The Problem
When you send a message through Poly Chat, it needs to reach the right AI model — fast. Our gateway routes requests across 8+ providers (OpenAI, Anthropic, Google, and more), and every millisecond of routing overhead is a millisecond of latency your users feel.
Traditional approaches use mutexes or read-write locks to protect shared routing state. Under high concurrency, these locks become bottlenecks. We needed something better.
Lock-Free Architecture
We replaced all hot-path locks with lock-free data structures:
- DashMap for concurrent provider registries — sharded internally, no global lock
- ArcSwap for atomic reference updates to routing tables — readers never block
- Crossbeam SegQueue for lock-free request queues between pipeline stages
The result: 10x improvement under contention compared to our previous RwLock-based design.
SIMD-Accelerated Scoring
Route selection scores each provider on cost, latency, and capability match. With 8+ providers and multiple scoring dimensions, this is a perfect fit for SIMD vectorization.

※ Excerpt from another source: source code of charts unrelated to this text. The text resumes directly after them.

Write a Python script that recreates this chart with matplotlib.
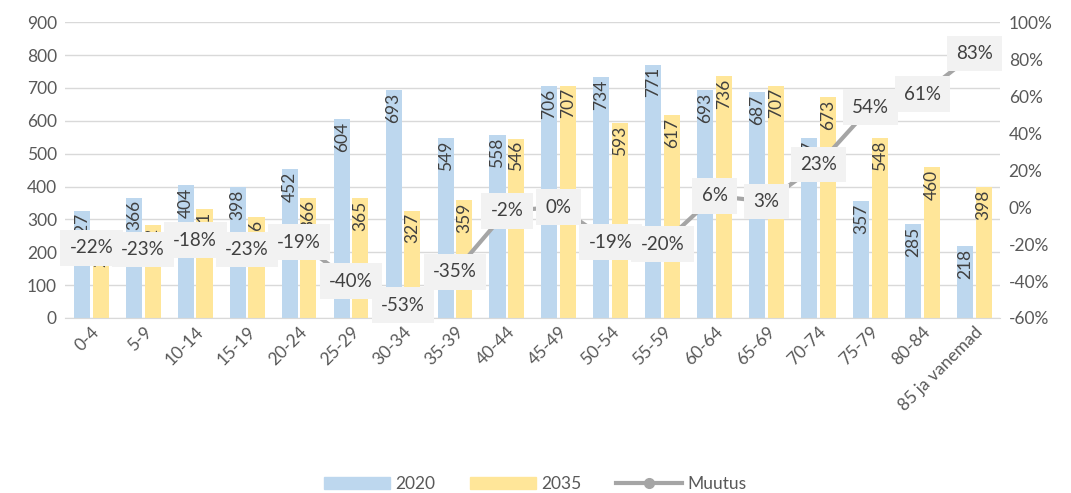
import numpy as np
import matplotlib.pyplot as plt
from matplotlib.patches import Patch
from matplotlib.lines import Line2D

plt.rcParams['font.family'] = ['Lato', 'DejaVu Sans']

vanused = ['0-4', '5-9', '10-14', '15-19', '20-24', '25-29', '30-34', '35-39',
           '40-44', '45-49', '50-54', '55-59', '60-64', '65-69', '70-74', '75-79',
           '80-84', '85 ja vanemad']
v2020 = [327, 366, 404, 398, 452, 604, 693, 549, 558, 706, 734, 771, 693, 687, 547, 357, 285, 218]
v2035 = [255, 282, 331, 306, 366, 365, 327, 359, 546, 707, 593, 617, 736, 707, 673, 548, 460, 398]
muutus = [-22, -23, -18, -23, -19, -40, -53, -35, -2, 0, -19, -20, 6, 3, 23, 54, 61, 83]

c_sin = '#BDD7EE'
c_kol = '#FFE699'
c_hall = '#A5A5A5'
c_tekst = '#595959'

fig = plt.figure(figsize=(10.71, 4.93), dpi=100)
ax = fig.add_axes([0.061, 0.355, 0.873, 0.6])
ax2 = ax.twinx()

x = np.arange(len(vanused))
w = 0.31
b1 = ax.bar(x - 0.18, v2020, w, color=c_sin, zorder=2)
b2 = ax.bar(x + 0.18, v2035, w, color=c_kol, zorder=2)

# väärtused tulpade sees, ülaservas
for bars, vals in ((b1, v2020), (b2, v2035)):
    for r, v in zip(bars, vals):
        ax.text(r.get_x() + r.get_width() / 2, v - 8, str(v), rotation=90,
                ha='center', va='top', fontsize=12.5, color='#404040', zorder=3)

ax.set_ylim(0, 900)
ax.set_yticks(range(0, 901, 100))
ax.set_xlim(-0.5, len(vanused) - 0.5)
ax.set_xticks(x)
ax.set_xticklabels(vanused, rotation=45, ha='right', rotation_mode='anchor')
ax.grid(axis='y', color='#D9D9D9', lw=1, zorder=0)
ax.set_axisbelow(True)

ax2.plot(x, muutus, color=c_hall, lw=3, marker='o', ms=7, zorder=4)
for xi, m in zip(x, muutus):
    ax2.text(xi, m, f'{m}%', ha='center', va='center', fontsize=13.5, color='#404040',
             bbox=dict(boxstyle='square,pad=0.5', fc='#F2F2F2', ec='none'), zorder=5)
ax2.set_ylim(-60, 100)
ax2.set_yticks(range(-60, 101, 20))
ax2.set_yticklabels([f'{t}%' for t in range(-60, 101, 20)])

for a in (ax, ax2):
    for s in a.spines.values():
        s.set_visible(False)
    a.tick_params(length=0, labelsize=12.5, labelcolor=c_tekst)
ax.spines['bottom'].set_visible(True)
ax.spines['bottom'].set_color('#D9D9D9')
ax.tick_params(axis='x', pad=4)
ax.tick_params(axis='y', pad=6)
ax2.tick_params(axis='y', pad=6)
ax2.set_zorder(ax.get_zorder() + 1)
ax2.patch.set_visible(False)

handles = [Patch(color=c_sin), Patch(color=c_kol),
           Line2D([], [], color=c_hall, lw=3, marker='o', ms=7)]
fig.legend(handles, ['2020', '2035', 'Muutus'], loc='lower center', ncol=3,
           bbox_to_anchor=(0.5, -0.03), frameon=False, fontsize=12.5,
           labelcolor=c_tekst, handlelength=3.8, columnspacing=2.0, handletextpad=0.3)

fig.savefig('out.png', dpi=100)
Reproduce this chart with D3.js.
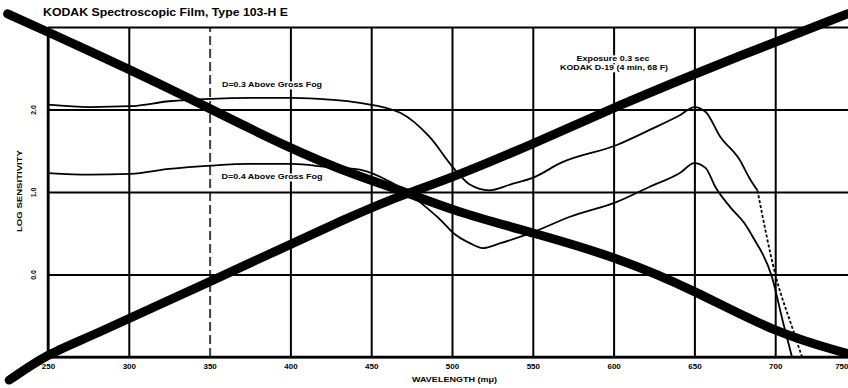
<!DOCTYPE html>
<html>
<head>
<meta charset="utf-8">
<script src="https://cdn.jsdelivr.net/npm/d3@7"></script>
<style>
  body { margin: 0; background: #fff; }
  svg { display: block; font-family: 'Liberation Sans', Arial, sans-serif; font-weight: bold; }
</style>
</head>
<body>
<div id="chart"></div>
<script>
// tick labels
const wavelengthTicks = [250, 300, 350, 400, 450, 500, 550, 600, 650, 700, 750];
const sensitivityTicks = [-1, 0, 1, 2, 3];
const sensitivityLabels = {0: '0.0', 1: '1.0', 2: '2.0'};

// D=0.3 above gross fog (upper thin curve), solid part then dashed tail
const fog03Wl  = [250, 276, 301, 325, 351, 375, 401, 424, 443, 468, 486, 501, 511, 523, 536, 551, 567, 602, 622, 641, 650, 657, 666, 678, 684, 689];
const fog03Val = [2.06, 2.03, 2.04, 2.10, 2.13, 2.14, 2.14, 2.12, 2.08, 1.96, 1.67, 1.29, 1.09, 1.02, 1.09, 1.18, 1.35, 1.57, 1.75, 1.93, 2.03, 1.97, 1.67, 1.39, 1.17, 1.02];
const fog03TailWl  = [689, 700.5, 711, 716.6];
const fog03TailVal = [1.02, -0.03, -0.67, -1.0];

// D=0.4 above gross fog (lower thin curve)
const fog04Wl  = [250, 276, 301, 325, 351, 375, 401, 424, 443, 462, 473, 480, 493, 501, 511, 519, 530, 551, 573, 602, 622, 641, 650, 657, 663, 672, 681, 686, 698, 705, 710.4];
const fog04Val = [1.23, 1.21, 1.22, 1.28, 1.32, 1.34, 1.34, 1.30, 1.27, 1.12, 0.99, 0.88, 0.66, 0.50, 0.38, 0.32, 0.38, 0.52, 0.70, 0.88, 1.06, 1.23, 1.35, 1.29, 1.06, 0.82, 0.62, 0.46, -0.03, -0.59, -1.0];

// heavy strokes crossing the sheet
const strokeDownWl  = [225, 250, 301, 332, 400, 443, 473, 501, 551, 602, 650, 700, 745];
const strokeDownVal = [3.16, 2.94, 2.48, 2.19, 1.52, 1.18, 0.99, 0.77, 0.50, 0.21, -0.19, -0.71, -0.96];
const strokeUpWl  = [226, 250, 272, 351, 443, 473, 501, 551, 602, 666, 745];
const strokeUpVal = [-1.28, -0.96, -0.79, -0.08, 0.76, 0.99, 1.18, 1.59, 2.04, 2.56, 3.16];

const W = 848, H = 388;
const plot = {left: 48, top: 27, bottom: 357, right: 856};

const svg = d3.select('#chart').append('svg')
  .attr('width', W)
  .attr('height', H)
  .attr('viewBox', [0, 0, W, H].toString());

const x = d3.scaleLinear().domain([250, 750]).range([plot.left, plot.right]);
const y = d3.scaleLinear().domain([-1, 3]).range([plot.bottom, plot.top]);

// vertical grid + wavelength labels
const xAxis = svg.append('g')
  .attr('transform', `translate(0,${plot.bottom})`)
  .call(d3.axisBottom(x).tickValues(wavelengthTicks)
    .tickSize(-(plot.bottom - plot.top)).tickSizeOuter(0).tickPadding(6)
    .tickFormat(d3.format('d')));
xAxis.select('.domain').remove();
xAxis.selectAll('.tick line')
  .style('stroke', '#000')
  .style('stroke-width', 2)
  .style('stroke-dasharray', d => d === 350 ? '9,4' : null)
  .style('stroke-opacity', d => d === 350 ? 0.75 : 1);
xAxis.selectAll('.tick text')
  .style('font-size', '8px')
  .style('font-weight', 'bold')
  .style('fill', '#000');
// last label sits on the page edge; pull it inside
xAxis.selectAll('.tick text')
  .filter(d => d === 750)
  .attr('text-anchor', 'end')
  .attr('x', W - x(750));

// horizontal grid + log sensitivity labels
const yAxis = svg.append('g')
  .attr('transform', `translate(${plot.left},0)`)
  .call(d3.axisLeft(y).tickValues(sensitivityTicks)
    .tickSize(-(W - plot.left)).tickSizeOuter(0)
    .tickFormat(d => sensitivityLabels[d] || ''));
yAxis.select('.domain').remove();
yAxis.selectAll('.tick line')
  .style('stroke', '#000')
  .style('stroke-width', 2);
yAxis.selectAll('.tick text')
  .attr('x', 0)
  .attr('dy', '0.35em')
  .attr('text-anchor', 'middle')
  .attr('transform', 'translate(-14,0) rotate(-90)')
  .style('font-size', '7px')
  .style('font-weight', 'bold')
  .style('fill', '#000');

// axis frame
svg.append('path')
  .attr('d', `M ${plot.left},${plot.top} L ${plot.left},${plot.bottom} L ${W},${plot.bottom}`)
  .style('fill', 'none')
  .style('stroke', '#000')
  .style('stroke-width', 2.5);

// labels on the sheet, each with a white patch behind it
function label(txt, cx, cy, len, size) {
  const g = svg.append('g');
  const t = g.append('text')
    .attr('x', cx)
    .attr('y', cy)
    .attr('dy', '0.35em')
    .attr('text-anchor', 'middle')
    .attr('textLength', len)
    .attr('lengthAdjust', 'spacingAndGlyphs')
    .style('font-size', size + 'px')
    .text(txt);
  const b = t.node().getBBox();
  g.insert('rect', 'text')
    .attr('x', b.x - 2).attr('y', b.y).attr('width', b.width + 4).attr('height', b.height)
    .style('fill', '#fff');
  return g;
}

label('D=0.3 Above Gross Fog', 272, 85, 100, 7);
label('D=0.4 Above Gross Fog', 272, 177, 101, 7);
label('Exposure 0.3 sec', 613, 59, 73, 6.5);
label('KODAK D-19 (4 min, 68 F)', 614, 68, 108, 6.5);

const line = d3.line().curve(d3.curveMonotoneX);
const pts = (xs, vs) => xs.map((w, i) => [x(w), y(vs[i])]);

svg.append('path')
  .attr('d', line(pts(fog03Wl, fog03Val)))
  .style('fill', 'none').style('stroke', '#000').style('stroke-width', 1.8);
svg.append('path')
  .attr('d', line(pts(fog03TailWl, fog03TailVal)))
  .style('fill', 'none').style('stroke', '#000').style('stroke-width', 1.8)
  .style('stroke-dasharray', '3,2');
svg.append('path')
  .attr('d', line(pts(fog04Wl, fog04Val)))
  .style('fill', 'none').style('stroke', '#000').style('stroke-width', 1.8);

const heavy = d3.line().curve(d3.curveBasis);
[[strokeDownWl, strokeDownVal], [strokeUpWl, strokeUpVal]].forEach(([xs, vs]) => {
  svg.append('path')
    .attr('d', heavy(pts(xs, vs)))
    .style('fill', 'none')
    .style('stroke', '#000')
    .style('stroke-width', 9)
    .style('stroke-linecap', 'round');
});

// titles
svg.append('text')
  .attr('x', 43).attr('y', 16)
  .attr('textLength', 245).attr('lengthAdjust', 'spacingAndGlyphs')
  .style('font-size', '10px')
  .text('KODAK Spectroscopic Film, Type 103-H E');

svg.append('text')
  .attr('transform', 'translate(22,191) rotate(-90)')
  .attr('text-anchor', 'middle')
  .attr('textLength', 82).attr('lengthAdjust', 'spacingAndGlyphs')
  .style('font-size', '7px')
  .text('LOG SENSITIVITY');

svg.append('text')
  .attr('x', 412).attr('y', 382)
  .attr('textLength', 85).attr('lengthAdjust', 'spacingAndGlyphs')
  .style('font-size', '7px')
  .text('WAVELENGTH (mμ)');
</script>
</body>
</html>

Using wide::f32x8, we evaluate all providers simultaneously in a single vector operation. On AVX2-capable hardware, this gives us a 5.4x speedup over scalar scoring.
Results
- Routing latency: <5ms p99 (down from ~25ms)
- Throughput: 10,000+ req/s on a single node
- Thermal state detection: 0.31ns (320x better than our 100ns target)
The gateway now handles peak traffic without breaking a sweat — and without a single lock on the hot path.